A fitness fanatic and mother, Tozer also plays basketball, netball and tennis with players 20 years her junior and has pioneered the cause of helping the under privileged.

Initially on her 18th birthday, the Olympic Movement opened a window of opportunity to her through the Olympic Youth Assemblage ’72 at the Winter Olympic Games in Sapporo, Japan. Taking that as a key, Tozer has given back to the Sri Lankan community opportunities to help the needy.

In 1986 she was crowned Mrs. Sri Lanka a title she used to found ‘Women In Need’ along with a Canadian VSO.

Her work with a group called ‘Citizens for a Secure Sri Lanka’ addressed the issues of violence against children. Working through the carnage post war period where the north of Sri Lanka was devastated, her contribution in its rehabilitation with another group ‘Citizens Initiative’ was highly noteworthy. She has continued, on her own, to build wells and houses for the needy starting in the north.

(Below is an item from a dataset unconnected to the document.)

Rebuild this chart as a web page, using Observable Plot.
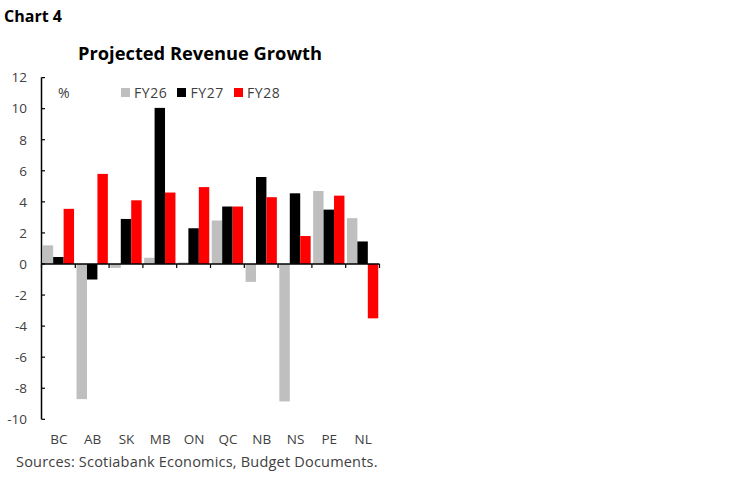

An active sportswoman in her younger days, Tozer moved to sports administration as a matter of duty and served as a member of the National Sports Council in 2015 while playing a prominent role in the development of netball. She is the current vice president of the Western Province Netball Association.

Tozer went further and also initiated a unique programme by introducing a system to address gender equality by encouraging local lads to build a netball court for girls on the promise of giving them a volleyball court, starting with a village south of Colombo.

She continues to push for netball courts in various under-developed areas where only male dominant volleyball is the more established game.

Tozer’s stand taken for gender equality, especially the action that she has taken to elevate and protect the quality of life of young females at village level goes to prove that she is indeed more than multi-faceted and multi-talented.